## Exercise goal
Write the count of lines that contain the word "chart" and nothing else.

Plotting code records:

************

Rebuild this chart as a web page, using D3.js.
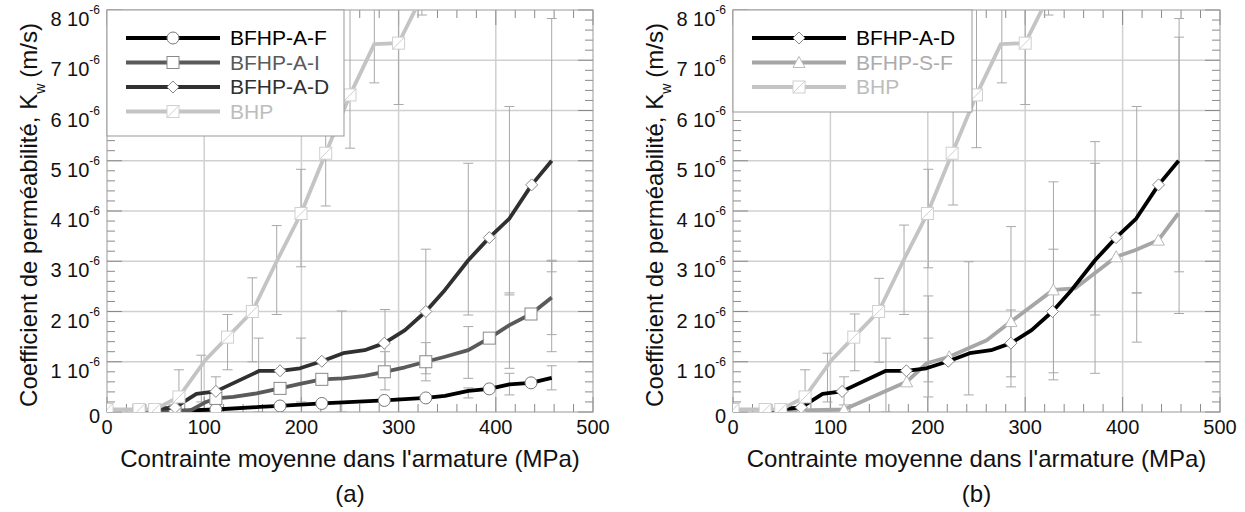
<!DOCTYPE html>
<html lang="fr">
<head>
<meta charset="UTF-8">
<title>Coefficient de perméabilité</title>
<script src="https://cdnjs.cloudflare.com/ajax/libs/d3/7.8.5/d3.min.js"></script>
<style>
  body { margin: 0; background: #fff; }
  svg { display: block; font-family: Arial, "Liberation Sans", sans-serif; }
</style>
</head>
<body>
<script>
// axes
const xTicks = [0, 100, 200, 300, 400, 500];
const yTicks = [0, 1, 2, 3, 4, 5, 6, 7, 8];   // x 10^-6 m/s

// BHP (same in both panels)
const bhpX = [0, 33, 49, 74, 101, 124, 149.5, 174.6, 199.6, 225, 250, 275, 300, 317];
const bhpY = [0.05, 0.05, 0.05, 0.3, 1.03, 1.49, 2.0, 3.0, 3.95, 5.15, 6.31, 7.32, 7.34, 8.0];
const bhpMk = [0, 1, 2, 3, 5, 6, 8, 9, 10, 12];

// BFHP-A-D
const adX = [33, 49, 58, 70, 92, 112, 157, 178, 198.5, 221, 243, 265, 285.3, 306.6, 328, 347.7, 371.7, 393.3, 414, 436.9, 457.5];
const adY = [0.03, 0.03, 0.07, 0.09, 0.36, 0.41, 0.82, 0.82, 0.87, 1.01, 1.17, 1.23, 1.37, 1.63, 2.0, 2.43, 3.02, 3.47, 3.85, 4.52, 5.0];
const adMk = [0, 1, 3, 5, 7, 9, 12, 14, 17, 19];

// BFHP-A-I
const aiX = [33, 49, 70, 85, 102, 112, 130, 154, 178, 198.5, 221, 243, 265, 285.3, 306.6, 328, 347.7, 371.7, 393.3, 414, 436.2, 457.5];
const aiY = [0.03, 0.03, 0.02, 0.02, 0.2, 0.27, 0.3, 0.37, 0.47, 0.56, 0.65, 0.67, 0.72, 0.8, 0.89, 1.0, 1.1, 1.23, 1.47, 1.73, 1.95, 2.28];
const aiMk = [0, 1, 2, 5, 8, 10, 13, 15, 18, 20];

// BFHP-A-F
const afX = [33, 49, 70, 112, 157, 178, 221, 243, 285.3, 328, 347.7, 371.7, 393.3, 414, 436.2, 457.5];
const afY = [0.02, 0.02, 0.02, 0.05, 0.1, 0.12, 0.17, 0.19, 0.23, 0.28, 0.32, 0.42, 0.46, 0.55, 0.58, 0.68];
const afMk = [0, 1, 2, 3, 5, 6, 8, 9, 12, 14];

// BFHP-S-F
const sfX = [33, 49, 70, 114, 178.3, 198.9, 222, 260.5, 285.4, 328.8, 351, 393.4, 412.7, 436.7, 457.2];
const sfY = [0.03, 0.03, 0.03, 0.05, 0.6, 0.97, 1.1, 1.43, 1.8, 2.43, 2.46, 3.09, 3.22, 3.42, 3.95];
const sfMk = [0, 1, 2, 3, 4, 6, 8, 9, 11, 13];

// error bars [x, low, high]
const errA = [
  [74, -0.3, 0.84], [97, 0.2, 1.13], [112, 0.14, 0.7], [124, 0.84, 1.94],
  [149.5, 1.0, 2.67], [156, 0.0, 1.47], [174.6, 1.94, 3.71], [199.6, 2.89, 4.83],
  [199.6, 0.2, 1.47], [225, 4.1, 8.6], [241.5, 0.0, 2.01], [250, 5.25, 8.6],
  [275, 6.55, 8.6], [286, 0.77, 2.04], [286, 0.44, 1.2], [300, 6.12, 8.6],
  [324, 7.9, 8.6], [328, 0.76, 3.24], [328, 0.62, 1.38], [371.7, 1.93, 4.95],
  [371.7, 0.67, 1.7], [371.7, 0.28, 0.48], [414, 2.33, 6.08], [414, 0.87, 2.37],
  [414, 0.34, 0.77], [457.5, 1.2, 7.83], [457.5, 1.54, 3.02], [457.5, 2.79, 3.0],
  [457.5, 0.44, 0.92]
];
const errB = [
  [74, -0.3, 0.84], [97, 0.2, 1.17], [114, 0.14, 0.7], [125, 0.82, 1.95],
  [150, 0.99, 2.66], [157, 0.0, 1.47], [175.6, 1.94, 3.72], [200.5, 2.87, 4.83],
  [200.5, 0.3, 1.47], [200.5, 0.6, 2.31], [226, 4.12, 8.6], [242, 0.34, 2.99],
  [250, 5.26, 8.6], [276, 6.55, 8.6], [285.4, 0.5, 3.69], [285.4, 0.7, 2.03],
  [300, 6.12, 8.6], [324, 7.9, 8.6], [329, 0.64, 4.58], [329, 0.78, 3.24],
  [371.7, 0.77, 5.38], [371.7, 1.93, 4.95], [414.5, 2.37, 6.08], [414.5, 1.39, 2.37],
  [458, 1.96, 7.83], [458, 2.79, 7.46]
];

const legendA = ["BFHP-A-F", "BFHP-A-I", "BFHP-A-D", "BHP"];
const legendB = ["BFHP-A-D", "BFHP-S-F", "BHP"];

const W = 1245, H = 512;
const svg = d3.select("body").append("svg").attr("width", W).attr("height", H);

const mk = (xs, ys) => xs.map((v, i) => [v, ys[i]]);

const panels = [
  {
    id: "a", left: 107, right: 593, legendRight: 344, legendBottom: 136, errs: errA, tag: "(a)",
    series: [
      { name: legendA[0], pts: mk(afX, afY), idx: afMk, color: "#000", text: "#000", shape: "circle", mstroke: "#777" },
      { name: legendA[1], pts: mk(aiX, aiY), idx: aiMk, color: "#5a5a5a", text: "#5a5a5a", shape: "square", mstroke: "#888" },
      { name: legendA[2], pts: mk(adX, adY), idx: adMk, color: "#303030", text: "#303030", shape: "diamond", mstroke: "#888" },
      { name: legendA[3], pts: mk(bhpX, bhpY), idx: bhpMk, color: "#c4c4c4", text: "#bdbdbd", shape: "slash", mstroke: "#cfcfcf" }
    ],
    drawOrder: [0, 1, 2, 3]
  },
  {
    id: "b", left: 733, right: 1220, legendRight: 972, legendBottom: 112, errs: errB, tag: "(b)",
    series: [
      { name: legendB[0], pts: mk(adX, adY), idx: adMk, color: "#000", text: "#000", shape: "diamond", mstroke: "#888" },
      { name: legendB[1], pts: mk(sfX, sfY), idx: sfMk, color: "#a6a6a6", text: "#acacac", shape: "triangle", mstroke: "#bbb" },
      { name: legendB[2], pts: mk(bhpX, bhpY), idx: bhpMk, color: "#c4c4c4", text: "#bdbdbd", shape: "slash", mstroke: "#cfcfcf" }
    ],
    drawOrder: [1, 0, 2]
  }
];

function marker(g, shape, cx, cy, stroke) {
  const m = g.append("g").attr("transform", `translate(${cx},${cy})`)
    .attr("fill", "#fff").attr("stroke", stroke).attr("stroke-width", 1);
  if (shape === "circle") m.append("circle").attr("r", 6);
  else if (shape === "square") m.append("rect").attr("x", -6).attr("y", -6).attr("width", 12).attr("height", 12);
  else if (shape === "diamond") m.append("path").attr("d", "M0,-6L6,0L0,6L-6,0Z");
  else if (shape === "triangle") m.append("path").attr("d", "M0,-6L6,5L-6,5Z");
  else {
    m.append("rect").attr("x", -6).attr("y", -6).attr("width", 12).attr("height", 12);
    m.append("line").attr("x1", -6).attr("y1", 6).attr("x2", 6).attr("y2", -6);
  }
}

function drawPanel(p) {
  const x = d3.scaleLinear().domain([0, 500]).range([p.left, p.right]);
  const y = d3.scaleLinear().domain([0, 8]).range([412, 10]);
  const g = svg.append("g");
  const clip = "clip-" + p.id;
  svg.append("clipPath").attr("id", clip).append("rect")
    .attr("x", p.left).attr("y", 10).attr("width", p.right - p.left).attr("height", 402);

  // grid
  g.append("g").selectAll("line").data(xTicks.slice(1, -1)).join("line")
    .attr("x1", d => x(d)).attr("x2", d => x(d)).attr("y1", y(0)).attr("y2", y(8))
    .attr("stroke", "#d0d0d0").attr("stroke-width", 1.5);
  g.append("g").selectAll("line").data(yTicks.slice(1, -1)).join("line")
    .attr("x1", x(0)).attr("x2", x(500)).attr("y1", d => y(d)).attr("y2", d => y(d))
    .attr("stroke", "#d0d0d0").attr("stroke-width", 1.5);

  // inward ticks on all sides
  const tg = g.append("g").attr("stroke", "#8a8a8a").attr("stroke-width", 1);
  d3.range(0, 501, 20).forEach(v => {
    const len = v % 100 === 0 ? 15 : 8;
    tg.append("line").attr("x1", x(v)).attr("x2", x(v)).attr("y1", y(0)).attr("y2", y(0) - len);
    tg.append("line").attr("x1", x(v)).attr("x2", x(v)).attr("y1", y(8)).attr("y2", y(8) + len);
  });
  d3.range(0, 41).forEach(k => {
    const v = k / 5, len = k % 5 === 0 ? 15 : 8;
    tg.append("line").attr("y1", y(v)).attr("y2", y(v)).attr("x1", x(0)).attr("x2", x(0) + len);
    tg.append("line").attr("y1", y(v)).attr("y2", y(v)).attr("x1", x(500)).attr("x2", x(500) - len);
  });

  g.append("rect").attr("x", x(0)).attr("y", y(8)).attr("width", x(500) - x(0)).attr("height", y(0) - y(8))
    .attr("fill", "none").attr("stroke", "#999");

  // error bars
  const eg = g.append("g").attr("clip-path", `url(#${clip})`).attr("stroke", "#a8a8a8").attr("stroke-width", 1);
  p.errs.forEach(([xv, lo, hi]) => {
    eg.append("line").attr("x1", x(xv)).attr("x2", x(xv)).attr("y1", y(lo)).attr("y2", y(hi));
    [lo, hi].forEach(v => eg.append("line").attr("x1", x(xv) - 5).attr("x2", x(xv) + 5).attr("y1", y(v)).attr("y2", y(v)));
  });

  // series
  const line = d3.line().x(d => x(d[0])).y(d => y(d[1]));
  p.drawOrder.forEach(i => {
    const s = p.series[i];
    const sg = g.append("g").attr("clip-path", `url(#${clip})`);
    sg.append("path").attr("d", line(s.pts)).attr("fill", "none").attr("stroke", s.color)
      .attr("stroke-width", 3.8).attr("stroke-linejoin", "round");
    s.idx.forEach(j => marker(sg, s.shape, x(s.pts[j][0]), y(s.pts[j][1]), s.mstroke));
  });

  // tick labels
  yTicks.forEach(v => {
    if (v === 0) {
      g.append("text").attr("x", x(0) - 7).attr("y", y(0) + 11).attr("text-anchor", "end")
        .attr("font-size", 20).attr("fill", "#111").text("0");
    } else {
      const t = g.append("text").attr("x", x(0) - 7).attr("y", y(v) + 16).attr("text-anchor", "end")
        .attr("font-size", 20).attr("fill", "#111");
      t.append("tspan").text(v + " 10");
      t.append("tspan").attr("font-size", 12).attr("dy", -12).text("-6");
    }
  });
  g.append("g").selectAll("text").data(xTicks).join("text")
    .attr("x", d => x(d)).attr("y", 434).attr("text-anchor", "middle")
    .attr("font-size", 20).attr("fill", "#111").text(d => d);

  // axis titles
  g.append("text").attr("x", (x(0) + x(500)) / 2).attr("y", 467).attr("text-anchor", "middle")
    .attr("font-size", 24).attr("fill", "#111").text("Contrainte moyenne dans l'armature (MPa)");
  const yt = g.append("text").attr("transform", `translate(${p.left - 70},215) rotate(-90)`)
    .attr("text-anchor", "middle").attr("font-size", 24).attr("fill", "#111");
  yt.append("tspan").text("Coefficient de perméabilité, K");
  yt.append("tspan").attr("font-size", 14).attr("dy", 8).text("w");
  yt.append("tspan").attr("dy", -8).attr("dx", 6).text("(m/s)");
  g.append("text").attr("x", (x(0) + x(500)) / 2).attr("y", 502).attr("text-anchor", "middle")
    .attr("font-size", 24).attr("fill", "#111").text(p.tag);

  // legend
  const lg = g.append("g");
  lg.append("rect").attr("x", p.left).attr("y", 10).attr("width", p.legendRight - p.left)
    .attr("height", p.legendBottom - 10).attr("fill", "#fff").attr("stroke", "#999");
  p.series.forEach((s, i) => {
    const ly = 38 + i * 24.5;
    lg.append("line").attr("x1", p.left + 19).attr("x2", p.left + 113).attr("y1", ly).attr("y2", ly)
      .attr("stroke", s.color).attr("stroke-width", 3.8);
    marker(lg, s.shape, p.left + 66, ly, s.mstroke);
    lg.append("text").attr("x", p.left + 123).attr("y", ly + 7).attr("font-size", 21)
      .attr("fill", s.text).text(s.name);
  });
}

panels.forEach(drawPanel);
</script>
</body>
</html>
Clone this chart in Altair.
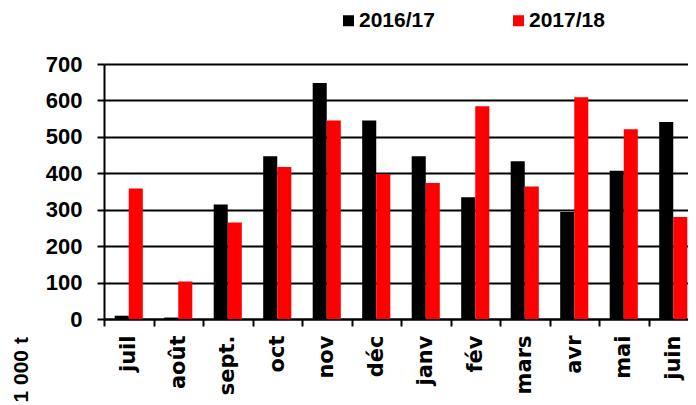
import altair as alt
import pandas as pd

months = ["juil", "août", "sept.", "oct", "nov", "déc", "janv", "fév", "mars", "avr", "mai", "juin"]
series_names = ["2016/17", "2017/18"]
s1617 = [9, 4, 314, 447, 648, 545, 447, 334, 433, 294, 407, 541]
s1718 = [358, 103, 265, 417, 545, 398, 373, 584, 364, 609, 521, 280]
colors = ["#000000", "#ff0000"]

rows = []
for m, a, b in zip(months, s1617, s1718):
    rows.append({"mois": m, "saison": series_names[0], "valeur": a})
    rows.append({"mois": m, "saison": series_names[1], "valeur": b})
df = pd.DataFrame(rows)

chart = alt.Chart(df).mark_bar().encode(
    x=alt.X("mois:N", sort=months,
            scale=alt.Scale(paddingInner=0, paddingOuter=0),
            axis=alt.Axis(title=None, labelAngle=-90, tickBand="extent", tickSize=7,
                          tickWidth=2, tickColor="#000", domainColor="#000", domainWidth=2,
                          labelFont="DejaVu Sans", labelFontWeight="bold", labelFontSize=21,
                          labelColor="#000", labelPadding=9, grid=False)),
    xOffset=alt.XOffset("saison:N", sort=series_names,
                        scale=alt.Scale(paddingInner=0, paddingOuter=0.76)),
    y=alt.Y("valeur:Q", scale=alt.Scale(domain=[0, 700], nice=False),
            axis=alt.Axis(title="1 000 t", values=list(range(0, 701, 100)),
                          tickSize=7, tickWidth=2, tickColor="#000",
                          domainColor="#000", domainWidth=2,
                          gridColor="#000", gridWidth=2, grid=True,
                          labelFont="Liberation Sans", labelFontWeight="bold",
                          labelFontSize=22, labelColor="#000", labelPadding=15,
                          titleFont="Liberation Sans", titleFontWeight="bold",
                          titleFontSize=21, titleColor="#000",
                          titleAngle=-90, titleAlign="left", titleBaseline="middle",
                          titleX=-83, titleY=338)),
    color=alt.Color("saison:N", sort=series_names,
                    scale=alt.Scale(domain=series_names, range=colors),
                    legend=alt.Legend(title=None, orient="none", direction="horizontal",
                                      legendX=234, legendY=-54, padding=0,
                                      symbolType="square", symbolSize=121,
                                      symbolStrokeWidth=0, labelOffset=0,
                                      columnPadding=73, labelLimit=300,
                                      labelFont="Liberation Sans", labelFontWeight="bold",
                                      labelFontSize=21, labelColor="#000")),
).properties(
    width=594,
    height=255,
    autosize=alt.AutoSizeParams(type="none"),
    padding={"left": 96, "top": 56, "right": -10, "bottom": 86},
).configure_view(strokeWidth=0).configure(background="white")

chart.save("out.html", embed_options={"renderer": "svg", "actions": False})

************

## Exercise response
4